Updated on September 18, 2022

Comments

  • PSkocik
    PSkocik almost 2 years

    On the machine I'm currently at, sudo reboot will only give me a warm reboot.

    Is sudo reboot -f a safe way to do a cold reboot (through BIOS)?

    I'm booting through MBR, not EFI and I'm using upstart (Linux Mint 17.3 (base off of Ubuntu 14.04)).

    It seems a little too quick, so I'm a little worried if it won't corrupt my filesystem.

    • user2948306
      user2948306 almost 6 years
      (Short answer: don't use reboot -f). There seem to be two halves of this question - safety, and cold v.s. warm. You say you've tried it. Can you please say what makes you think it did something different, w.r.t cold v.s. warm? Or if not, what are you actually trying to achieve that needs to know whether it is a cold or warm boot?
    • PSkocik
      PSkocik almost 6 years
      @sourcejedi I get my BIOS logo with reboot -f and I can choose a different boot device with reboot -f.

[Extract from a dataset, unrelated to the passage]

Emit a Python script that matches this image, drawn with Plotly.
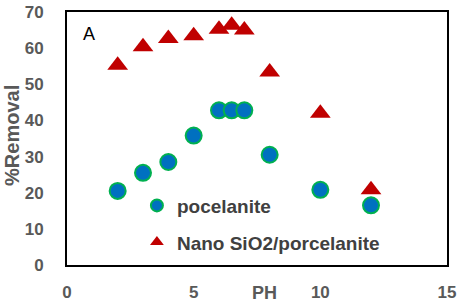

Without the -f I can't. I can get the same effect with poweroff followed by my pressing the power key, but it'd be nicer if I could just run a command.
    • user2948306
      user2948306 almost 6 years
      (It is good to edit the question if it seemed to need clarification. So far it seems there are two people who weren't sure what it meant :). reboot command can be provided by many different packages. Please specify if you are using systemd, sysvinit, upstart, or something else. Also, e.g. there is a specific option under EFI, to boot into some sort of EFI interactive thing instead. And you already mentioned the BIOS. It would be good to specify whether you are using EFI boot or MBR boot.
    • user2948306
      user2948306 almost 6 years
      (Some people would say "through BIOS", even when they use EFI boot, so I can't tell based on that phrase).